Undiscovered, beautiful, balanced; decidedly useful.
It would do exactly what she wanted: it would end everything. With no unpleasant wrangling with mechanical engineers or nuclear scientists.
It could all end. No more mewling shitting babies in waiting rooms. Socks that slid down her heels. Enthusiastic approval of supposedly spectacular shoes. Chatty strangers on elevators. Using the word ‘utilize’ to sound impressive. Youth symphonies.
She discovered with her newfound knowledge that she could now see the warp and weft of the universe: the shining strands that bound everything together. The patterns. The bright place where it was all tied together in a hopelessly simple knot.
Another person might have called it beautiful.
But she was not another person. With firm, even strokes, Quinn erased the equation from the board so no one else would see it. She walked down the back stairs and waited at the campus shuttle stop as the structure of the world soared with transcendent harmony before her eyes.

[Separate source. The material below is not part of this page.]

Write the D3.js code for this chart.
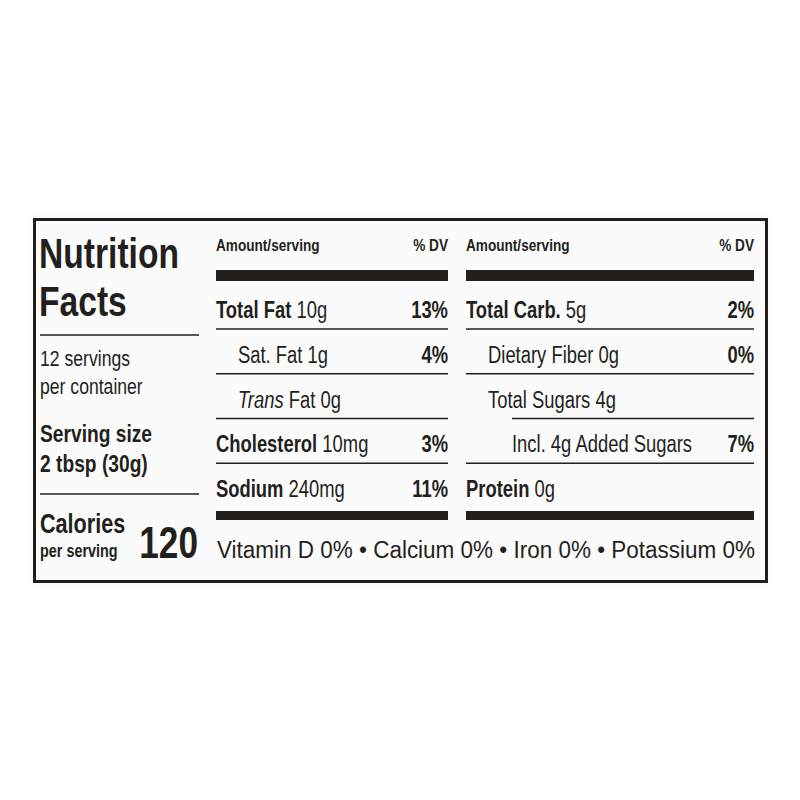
<!DOCTYPE html>
<html>
<head>
<meta charset="utf-8">
<script src="https://cdn.jsdelivr.net/npm/d3@7"></script>
<style>
  body { margin: 0; background: #fff; }
  text { font-family: "Liberation Sans Narrow", "Arial Narrow", "Liberation Sans", sans-serif; fill: #231f1c; }
</style>
</head>
<body>
<div class="label"></div>
<script>
// left column
const titleLines = ["Nutrition", "Facts"];
const servingLines = ["12 servings", "per container"];
const servingSize = ["Serving size", "2 tbsp (30g)"];
const calories = 120;

// middle column
const leftNames = ["Total Fat", "Sat. Fat", "Trans Fat", "Cholesterol", "Sodium"];
const leftAmounts = ["10g", "1g", "0g", "10mg", "240mg"];
const leftDV = ["13%", "4%", "", "3%", "11%"];
const leftIndent = [0, 1, 1, 0, 0];

// right column
const rightNames = ["Total Carb.", "Dietary Fiber", "Total Sugars", "Incl. 4g Added Sugars", "Protein"];
const rightAmounts = ["5g", "0g", "4g", "", "0g"];
const rightDV = ["2%", "0%", "", "7%", ""];
const rightIndent = [0, 1, 1, 2, 0];

const footer = "Vitamin D 0% \u2022 Calcium 0% \u2022 Iron 0% \u2022 Potassium 0%";

const W = 800, H = 800;
const ink = "#231f1c";
const svg = d3.select(".label").append("svg").attr("width", W).attr("height", H);

// row scale: index -> baseline of the text
const rowY = d3.scaleLinear().domain([0, 4]).range([318, 497]);

// panel + border
svg.append("rect").attr("x", 30).attr("y", 215).attr("width", 742).attr("height", 370).attr("fill", "#fbfbfb");
svg.append("rect").attr("x", 34.5).attr("y", 219.5).attr("width", 732).attr("height", 362)
  .attr("fill", "none").attr("stroke", ink).attr("stroke-width", 3);

// left column
const lg = svg.append("g");
lg.selectAll(".title").data(titleLines).enter().append("text")
  .attr("x", 39).attr("y", (d, i) => 268 + i * 48)
  .attr("font-size", 42).attr("font-weight", "bold").text(d => d);
lg.append("line").attr("x1", 40).attr("x2", 199).attr("y1", 335).attr("y2", 335).attr("stroke", ink).attr("stroke-width", 1.5);
lg.selectAll(".serv").data(servingLines).enter().append("text")
  .attr("x", 40).attr("y", (d, i) => 366 + i * 28)
  .attr("font-size", 22).text(d => d);
lg.selectAll(".size").data(servingSize).enter().append("text")
  .attr("x", 40).attr("y", (d, i) => 442 + i * 30)
  .attr("font-size", 24).attr("font-weight", "bold").text(d => d);
lg.append("line").attr("x1", 40).attr("x2", 199).attr("y1", 494).attr("y2", 494).attr("stroke", ink).attr("stroke-width", 1.5);
lg.append("text").attr("x", 40).attr("y", 533).attr("font-size", 27).attr("font-weight", "bold").text("Calories");
lg.append("text").attr("x", 40).attr("y", 557).attr("font-size", 18).attr("font-weight", "bold").text("per serving");
lg.append("text").attr("x", 198).attr("y", 558).attr("text-anchor", "end")
  .attr("font-size", 44).attr("font-weight", "bold").text(calories);

function column(x0, x1, names, amounts, dv, indent, lineStarts) {
  const g = svg.append("g");
  g.append("text").attr("x", x0).attr("y", 251).attr("font-size", 17).attr("font-weight", "bold").text("Amount/serving");
  g.append("text").attr("x", x1).attr("y", 251).attr("text-anchor", "end").attr("font-size", 17).attr("font-weight", "bold").text("% DV");
  g.append("rect").attr("x", x0).attr("y", 270).attr("width", x1 - x0).attr("height", 11).attr("fill", ink);
  g.append("rect").attr("x", x0).attr("y", 511).attr("width", x1 - x0).attr("height", 9).attr("fill", ink);
  g.selectAll("line").data(d3.range(4)).enter().append("line")
    .attr("x1", i => lineStarts[i]).attr("x2", x1)
    .attr("y1", i => rowY(i) + 11).attr("y2", i => rowY(i) + 11)
    .attr("stroke", ink).attr("stroke-width", 1.5);
  names.forEach((n, i) => {
    const t = g.append("text").attr("x", x0 + [0, 22, 46][indent[i]])
      .attr("y", rowY(i)).attr("font-size", 23);
    if (n === "Trans Fat") {
      t.append("tspan").attr("font-style", "italic").text("Trans");
      t.append("tspan").text(" Fat");
    } else {
      t.append("tspan").attr("font-weight", indent[i] === 0 ? "bold" : "normal").text(n);
    }
    if (amounts[i]) t.append("tspan").text(" " + amounts[i]);
    if (dv[i]) g.append("text").attr("x", x1).attr("y", rowY(i)).attr("text-anchor", "end")
      .attr("font-size", 23).attr("font-weight", "bold").text(dv[i]);
  });
}
column(216, 448, leftNames, leftAmounts, leftDV, leftIndent, [216, 216, 216, 216]);
column(466, 754, rightNames, rightAmounts, rightDV, rightIndent, [466, 466, 512, 466]);

svg.append("text").attr("x", 217).attr("y", 558).attr("font-size", 23).attr("class", "footer").text(footer);

// condense every text to mimic the narrow label typeface
svg.selectAll("text").each(function () {
  const el = d3.select(this);
  const len = this.getComputedTextLength();
  const k = el.classed("footer") ? 538 / len : 0.8;
  el.attr("textLength", len * k).attr("lengthAdjust", "spacingAndGlyphs");
});
</script>
</body>
</html>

On the shuttle, she could see the way in which the steel bolts and the handgrips connected with the air around them, gently pushing against gravity. The unspoken communication between the synapses of a young woman looking out of the window and those of the youth next to her.
Superimposed over all of it: the couple, the window, the glimmering air, was the equation. It thundered through her mind like the memory of a lover. She gasped at the beauty of it, and with the knowledge that if she used it — the equation, too, would end.
But to refrain from implementing an equation of such beauty and usefulness is a horrible crime, she thought, as she stepped off the shuttle that always would stop just a little too far down the track to allow an easy exit.